WP1 – Data Collection, Harmonization, and Interoperability
Main Purpose and Objectives
Work Package 1 (WP1) is a cornerstone of the SYNTHEMA project, aiming to advance personalized healthcare through AI and big data analytics. WP1 focuses on formulating a robust strategy for data collection, harmonization, and interoperability, with special emphasis on Sickle Cell Disease (SCD) and Acute Myeloid Leukemia (AML). The key objectives of WP1 include designing a comprehensive strategy for data collection, analyzing user requirements, developing a harmonized data and metadata model to ensure GDPR compliance, identifying appropriate ICT standards, and coordinating ethics management, data collection, and processing at clinical sites.
Focus on the SCD Use Case
Sickle Cell Disease (SCD) presents significant clinical challenges, which WP1 aims to address through AI. The primary goals are to develop personalized predictive models by integrating genomic, metabolomic, functional and clinical data; create AI models to predict risk scores and timing for various complications such as recurrent vaso-occlusive crisis, acute chest syndrome, cerebral silent infarcts, stroke, renal disease, and hepatic failure; and develop AI algorithms for imaging diagnosis, focusing on cerebral silent infarcts using MRI. To support these aims, WP1 plans to share synthetic or anonymized datasets, utilize a central data management node (UPM), employ SDG to augment patient populations, and impute missing variables in clinical and genetic data.
The data collection strategy for SCD involves retrieving clinical and research data from clinical partners such as VHIR, UMCU, UNIPD, APHP, Hospital Da Luz, and Charité. The clinical data set has been defined based on the minimum dataset developed by the RADeep, the Rare Anemia Disorders European Epidemiological Platform. Expansion of the clinical dataset to meet the objectives of Synthema has been performed to ensure high data quality and serve as a European SCD registry for both retrospective and prospective data, in line with the ENROL, the central registry of the ERN-EuroBloodNet.
Focus on the AML Use Case
In the context of Acute Myeloid Leukemia (AML), WP1 aims to leverage SDG to enhance data availability and quality. The main objectives include sharing AML synthetic and anonymized datasets while ensuring GDPR compliance, using SDG to increase patient numbers in specific subtypes, balancing classes within datasets through controlled synthetic data generation, and performing data imputation based on statistical distributions. This approach aims to enhance AI-based scores for predicting survival and treatment responses. A target dataset includes 2,500 AML patients, with clinical, omics, and imaging data being collected from both public and clinical partner sources.

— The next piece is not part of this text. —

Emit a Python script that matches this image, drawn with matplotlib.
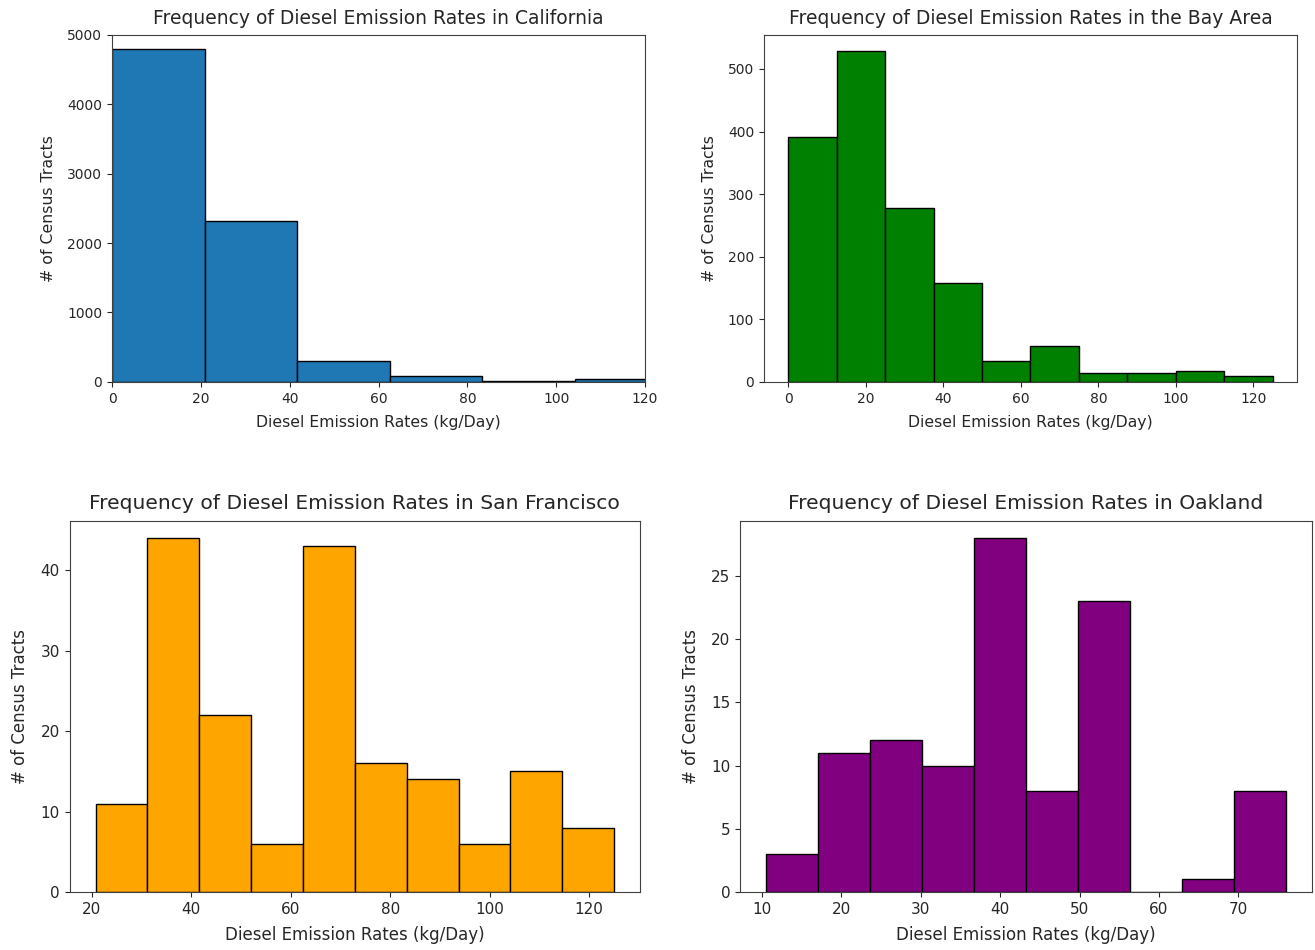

The data collection strategy for AML involves utilizing a public dataset comprising clinical, genomic, and treatment data, as well as retrieving AML data from clinical partners such as ICH, VHIR, UMCU, UNIPD, Hospital Da Luz, and Charité. Initial steps have included defining a minimum dataset, ensuring image availability, and implementing the dataset as a speficic disease registry under the ENROL platform to create a dedicated eCRF. This process aims to ensure high data quality and serve as a European AML registry for both retrospective and prospective data, in collaboration with the ERN-EuroBloodNet.
To ensure data harmonization across SCD and AML use cases, WP1 is developing a unified data and metadata model. This model is based on data standards (FHIR, OMOP), taxonomies (HL7 v3, CEN 13606, CDISC, ICD), and electronic clinical report forms (eCRF). Adhering to FAIR principles, the project aims to make data findable, accessible, interoperable, and reusable.
Data Transformation Plan
WP1 is also formulating a data transformation plan to convert collected data into formats suitable for AI algorithms, leveraging the GYDRA data preparation tool (MIDAS). The plan includes implementing ETL code for automatic mapping of new datasets, once the underlying logic is defined.
Planning and Action Items (Months 19-24)
SCD Use Case
- Finalizing data quality analysis of existing datasets.
- Continuing the mapping of the CRF.
- Developing and initiating the RedCap solution for data collection in Germany and Portugal.
AML Use Case
- Finalizing the dedicated eCRF to ensure high data quality.
- Establishing the European AML registry in collaboration with ENROL and the ERN-EuroBloodNet.
- Collaborating with DATAWIZARD for OMOP data mapping.
Conclusion
WP1 is making significant progress in collecting and harmonizing high-quality data for both SCD and AML use cases. By developing robust strategies and utilizing innovative AI applications, WP1 aims to revolutionize personalized healthcare. The project’s focus on creating and sharing synthetic and anonymized datasets, adhering to GDPR and ethical standards, and leveraging advanced data processing tools underscores its commitment to enhancing clinical outcomes through precise and personalized treatment approaches.